Wednesday, February 18, 2009

nissen hut in hadfield



Just an amazing thing, a building adjoining the methodist church in North Road. Bill Meyer told me nissen huts were known in the US as quonsets. As so often happens I marvelled at this new word I had never seen before and then when I got the program for a conference I am attending/presenting at, at the end of the week noted that one of my fellow speakers was talking on the subject of 1940s quonsets.

2 comments:

genevieve said...

Nissan, I think, David. There was a church like this in Mitcham, where I have lived for 26 years, before their current church. No brick front on it, though.

Ann ODyne said...

oh! the photo is fab! worthy of a thesis - as the Nissen Hut has a construction-site office on it, as well as the insane facade.
Genevieve is clearly still sufferingn from The Nissan Cedrics, as:
April 1916, Major Peter Norman Nissen of the 29th Company Royal Engineers began to experiment with hut designs. Nissen, a middle-aged mining engineer and inventor, constructed three prototype semi-circular huts. The semi-circular shape was derived from the drill-shed roof at Queen's University, Kingston, Ontario. Nissen’s design was subject to intensive review by his fellow officers, Lieutenant Colonels Shelly, Sewell and McDonald, and General Liddell, which helped Nissen develop the design. After the third prototype was completed the design was formalized and the Nissen Hut was put into production in August 1916. At least 100,000 were produced in World War I (McCosh 1997:82-108).

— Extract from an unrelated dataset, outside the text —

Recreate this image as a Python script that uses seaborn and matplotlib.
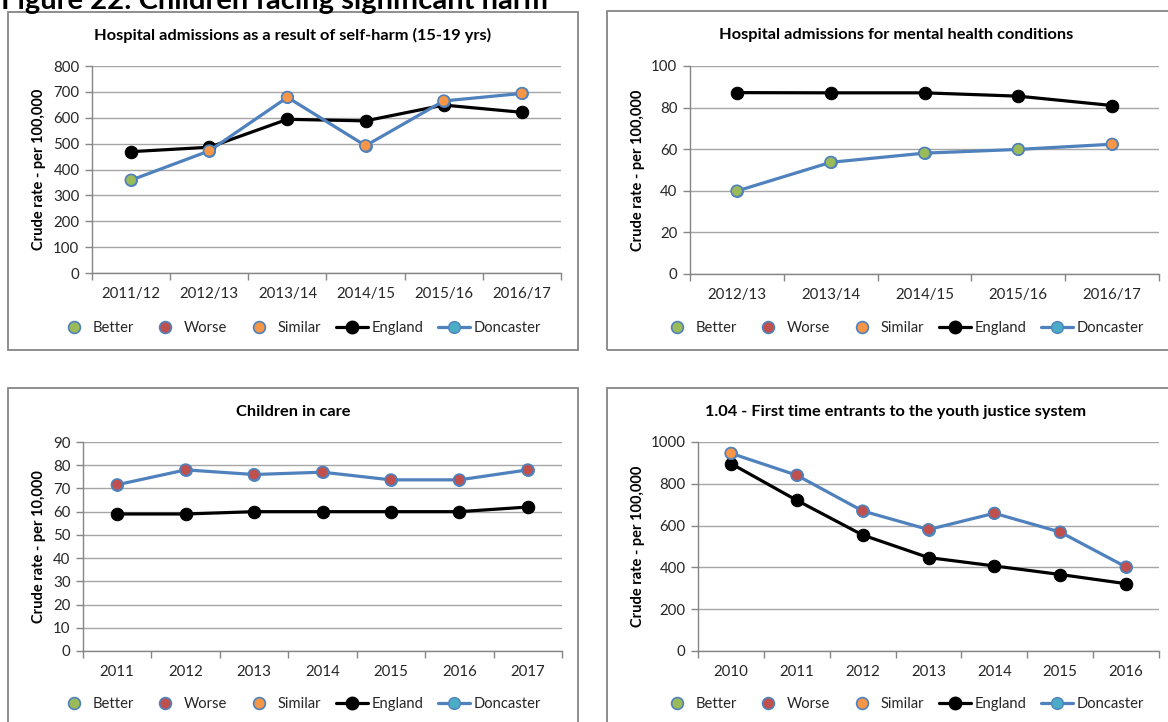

Nissen patented his invention in the UK in 1916 and patents were taken out later in the USA, Canada, South Africa and Australia. Nissen received royalties from the British government not for huts made during the war but only for their sale after the conflict. Nissen got some £13,000 and the DSO.
(from Wiki)
Nissens are seen often in country padocks ... due to the portability.